(Records contained in a dataset)
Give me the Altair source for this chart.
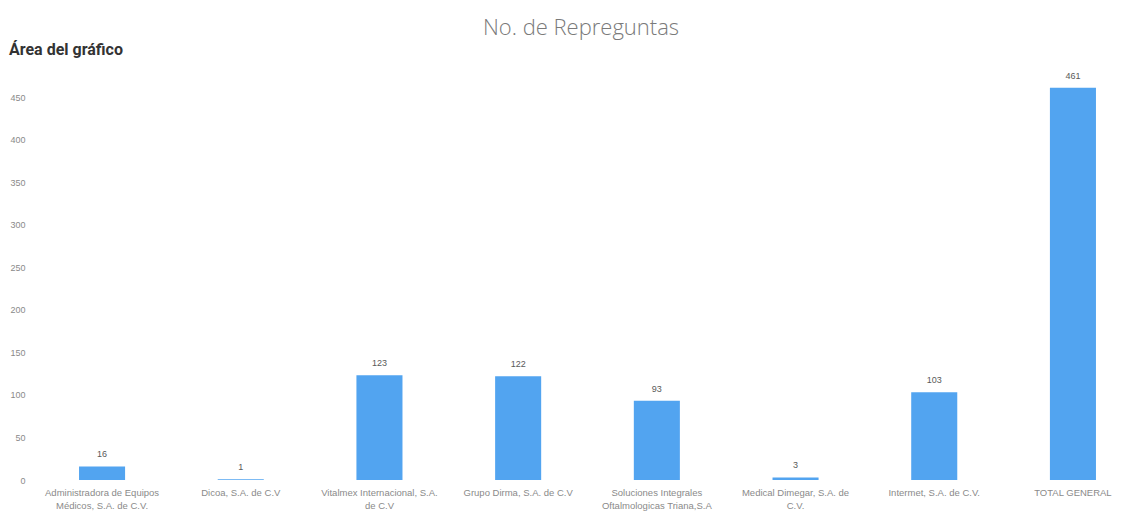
import altair as alt
import pandas as pd

categories = [
    "Administradora de Equipos|Médicos, S.A. de C.V.",
    "Dicoa, S.A. de C.V",
    "Vitalmex Internacional, S.A.|de C.V",
    "Grupo Dirma, S.A. de C.V",
    "Soluciones Integrales|Oftalmologicas Triana,S.A",
    "Medical Dimegar, S.A. de|C.V.",
    "Intermet, S.A. de C.V.",
    "TOTAL GENERAL",
]
values = [16, 1, 123, 122, 93, 3, 103, 461]
y_ticks = [0, 50, 100, 150, 200, 250, 300, 350, 400, 450]
chart_title = "No. de Repreguntas"
area_label = "Área del gráfico"

df = pd.DataFrame({"cat": categories, "val": values})

x_enc = alt.X(
    "cat:N",
    sort=categories,
    title=None,
    scale=alt.Scale(paddingInner=0.668, paddingOuter=0.094),
    axis=alt.Axis(
        labelExpr="split(datum.label, '|')",
        labelAngle=0,
        labelFontSize=9.5,
        labelColor="#8a8a8a",
        labelFont="Liberation Sans",
        labelLineHeight=13,
        labelPadding=7,
        labelLimit=200,
        labelOverlap=False,
        labelBound=False,
        ticks=False,
        tickSize=0,
        domain=False,
        grid=False,
    ),
)
y_enc = alt.Y(
    "val:Q",
    title=None,
    scale=alt.Scale(domain=[0, 470], nice=False),
    axis=alt.Axis(
        values=y_ticks,
        labelFontSize=9,
        labelColor="#8a8a8a",
        labelFont="Liberation Sans",
        labelPadding=41,
        ticks=False,
        tickSize=0,
        domain=False,
        grid=False,
    ),
)

bars = alt.Chart(df).mark_bar(color="#52A4F0").encode(x=x_enc, y=y_enc)

labels = alt.Chart(df).mark_text(
    dy=-7, fontSize=9, color="#595959", font="Liberation Sans", baseline="bottom"
).encode(x=alt.X("cat:N", sort=categories), y="val:Q", text="val:Q")

title_df = pd.DataFrame({"t": [chart_title]})
title_mark = alt.Chart(title_df).mark_text(
    fontSize=22, fontWeight=300, color="#7a7a7a", font="Open Sans", align="center", baseline="middle"
).encode(x=alt.value(515), y=alt.value(-52), text="t:N")

area_df = pd.DataFrame({"t": [area_label]})
area_mark = alt.Chart(area_df).mark_text(
    fontSize=16, fontWeight="bold", color="#333333", font="Roboto", align="left", baseline="middle"
).encode(x=alt.value(-57), y=alt.value(-30), text="t:N")

chart = (
    alt.layer(bars, labels, title_mark, area_mark)
    .properties(
        width=1043,
        height=400,
        autosize=alt.AutoSizeParams(type="none"),
        padding={"left": 58, "top": 72, "right": 4, "bottom": 36},
        background="white",
    )
    .configure_view(stroke=None)
)

chart.save("out.html", embed_options={"renderer": "svg", "actions": False})
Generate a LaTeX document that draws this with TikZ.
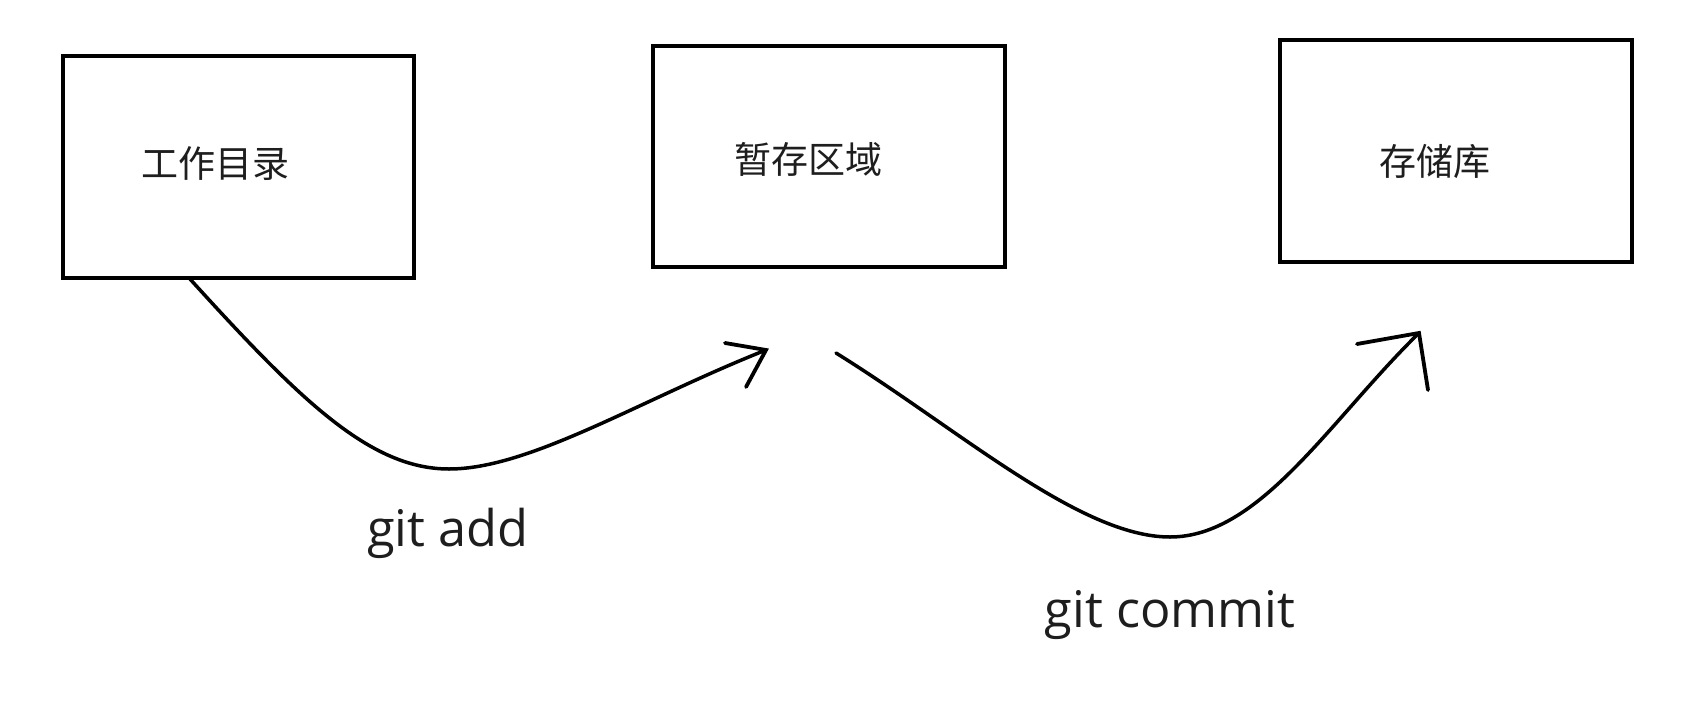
\documentclass[tikz,border=0pt]{standalone}
\usepackage{fontspec}
\setmainfont{Open Sans}
\newfontfamily\cjk{Noto Sans CJK SC}
\definecolor{ink}{HTML}{1E1E1E}
\begin{document}
\begin{tikzpicture}[x=1pt,y=-1pt,
  box/.style={draw=black,line width=3.6pt,rectangle,inner sep=0pt},
  cjklabel/.style={font=\cjk\fontsize{37}{40}\selectfont,text=ink,inner sep=0pt},
  cmdlabel/.style={font=\fontsize{50.5}{54}\selectfont,text=ink,inner sep=0pt,anchor=base},
  curve/.style={line width=3.5pt,line cap=round,line join=round},
  barb/.style={line width=3.8pt,line cap=round}]
\useasboundingbox (0,0) rectangle (1682,712);
\fill[white] (0,0) rectangle (1682,712);
% boxes
\node[box,minimum width=351pt,minimum height=222pt] (wd) at (238.5,167) {};
\node[box,minimum width=352pt,minimum height=221pt] (st) at (829,156.5) {};
\node[box,minimum width=352pt,minimum height=222pt] (rp) at (1456,151) {};
% labels
\node[cjklabel] (wdt) at (215,164) {工作目录};
\node[cjklabel] (stt) at (808,159) {暂存区域};
\node[cjklabel] (rpt) at (1435,161) {存储库};
\node[cmdlabel] (add) at (448,546) {git add};
\node[cmdlabel] (commit) at (1170,627) {git commit};
% curve 1
\coordinate (s1) at (190,279);
\coordinate (m1) at (449,469);
\coordinate (t1) at (766,350);
\coordinate (a1) at (725,343);
\coordinate (b1) at (746,387);
\draw[curve] (s1) .. controls (300,400) and (370,469) .. (m1)
  .. controls (530,469) and (640,400) .. (t1);
\draw[barb] (a1) -- (t1) -- (b1);
% curve 2
\coordinate (s2) at (836,353);
\coordinate (m2) at (1170,537);
\coordinate (t2) at (1419,333);
\coordinate (a2) at (1357,344);
\coordinate (b2) at (1428,390);
\draw[curve] (s2) .. controls (960,430) and (1080,537) .. (m2)
  .. controls (1260,537) and (1330,420) .. (t2);
\draw[barb] (a2) -- (t2) -- (b2);
\end{tikzpicture}
\end{document}
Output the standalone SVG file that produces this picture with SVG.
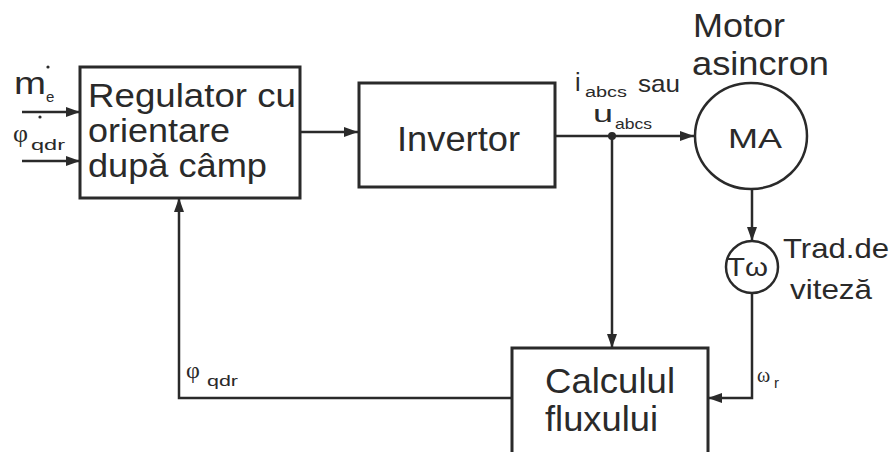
<svg xmlns="http://www.w3.org/2000/svg" width="895" height="452" viewBox="0 0 895 452">
<defs>
<style>
.box{fill:#fff;stroke:#2a2a2a;stroke-width:3}
.ln{fill:none;stroke:#2a2a2a;stroke-width:2.5}
.t{font-family:"Liberation Sans",Arial,sans-serif;fill:#2a2a2a}
.big{font-size:35px}
.reg{font-size:33px}
.sub{font-size:15px}
.g{font-family:"Liberation Serif","DejaVu Serif",serif;fill:#2a2a2a}
</style>
<marker id="ah" viewBox="0 0 14 10" refX="14" refY="5" markerWidth="14" markerHeight="10" markerUnits="userSpaceOnUse" orient="auto">
<path d="M0,0 L14,5 L0,10 Z" fill="#2a2a2a"/>
</marker>
</defs>
<rect width="895" height="452" fill="#fff"/>

<g id="connectors">
<line class="ln" x1="22" y1="112" x2="80" y2="112" marker-end="url(#ah)"/>
<line class="ln" x1="22" y1="161" x2="80" y2="161" marker-end="url(#ah)"/>
<line class="ln" x1="300" y1="132" x2="358" y2="132" marker-end="url(#ah)"/>
<line class="ln" x1="555" y1="136" x2="694" y2="136" marker-end="url(#ah)"/>
<circle cx="612" cy="136" r="4" fill="#2a2a2a"/>
<line class="ln" x1="612" y1="136" x2="612" y2="348" marker-end="url(#ah)"/>
<line class="ln" x1="752" y1="189" x2="752" y2="241" marker-end="url(#ah)"/>
<polyline class="ln" points="752,293 752,398 708,398" marker-end="url(#ah)"/>
<polyline class="ln" points="512,398 179,398 179,198" marker-end="url(#ah)"/>
</g>

<g id="regulator">
<rect class="box" x="80" y="67" width="220" height="131"/>
<text class="t reg" x="88" y="107" textLength="208" lengthAdjust="spacingAndGlyphs">Regulator cu</text>
<text class="t reg" x="88" y="142" textLength="142" lengthAdjust="spacingAndGlyphs">orientare</text>
<text class="t reg" x="88" y="177" textLength="179" lengthAdjust="spacingAndGlyphs">dupǎ câmp</text>
</g>

<g id="invertor">
<rect class="box" x="359" y="83" width="196" height="104"/>
<text class="t big" x="397" y="151" textLength="123" lengthAdjust="spacingAndGlyphs">Invertor</text>
</g>

<g id="motor">
<ellipse cx="751" cy="136" rx="56" ry="53" fill="#fff" stroke="#2a2a2a" stroke-width="2.5"/>
<text class="t" font-size="28" x="728" y="148" textLength="54" lengthAdjust="spacingAndGlyphs">MA</text>
<text class="t" font-size="33" x="693" y="37" textLength="92" lengthAdjust="spacingAndGlyphs">Motor</text>
<text class="t" font-size="33" x="692" y="75" textLength="137" lengthAdjust="spacingAndGlyphs">asincron</text>
</g>

<g id="traductor">
<circle cx="752" cy="267" r="26" fill="#fff" stroke="#2a2a2a" stroke-width="2.5"/>
<text class="t" font-size="25" x="727" y="276" textLength="41" lengthAdjust="spacingAndGlyphs">Tω</text>
<text class="t" font-size="28" x="783" y="258" textLength="106" lengthAdjust="spacingAndGlyphs">Trad.de</text>
<text class="t" font-size="28" x="790" y="299" textLength="82" lengthAdjust="spacingAndGlyphs">viteză</text>
</g>

<g id="calcul">
<rect class="box" x="512" y="348" width="196" height="120"/>
<text class="t big" x="545" y="393" textLength="130" lengthAdjust="spacingAndGlyphs">Calculul</text>
<text class="t big" x="545" y="431" textLength="113" lengthAdjust="spacingAndGlyphs">fluxului</text>
</g>

<g id="labels">
<text class="t" font-size="32" x="14" y="94" textLength="32" lengthAdjust="spacingAndGlyphs">m</text>
<text class="t sub" x="46" y="102">e</text>
<circle cx="48" cy="67" r="1.6" fill="#2a2a2a"/>
<text class="g" font-size="26" x="13" y="142">φ</text>
<text class="t sub" x="31" y="150" textLength="34" lengthAdjust="spacingAndGlyphs">qdr</text>
<circle cx="40" cy="117" r="1.6" fill="#2a2a2a"/>
<text class="t" font-size="25" x="575" y="91">i</text>
<text class="t" font-size="14" x="585" y="97" textLength="42" lengthAdjust="spacingAndGlyphs">abcs</text>
<text class="t" font-size="24" x="638" y="92" textLength="42" lengthAdjust="spacingAndGlyphs">sau</text>
<text class="t" font-size="24" x="593" y="122" textLength="20" lengthAdjust="spacingAndGlyphs">u</text>
<text class="t sub" x="615" y="129" textLength="37" lengthAdjust="spacingAndGlyphs">abcs</text>
<text class="g" font-size="24" x="186" y="378">φ</text>
<text class="t sub" x="207" y="386" textLength="31" lengthAdjust="spacingAndGlyphs">qdr</text>
<text class="g" font-size="20" x="757" y="382">ω</text>
<text class="t sub" x="774" y="388">r</text>
</g>
</svg>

● **Problem details**
Quote, exactly and only, the lines from the first line of the data above through the line containing "import pandas as pd". The pictures do not belong in it.

● **Exercise result**
Give me the Altair source for this chart.
import altair as alt
import pandas as pd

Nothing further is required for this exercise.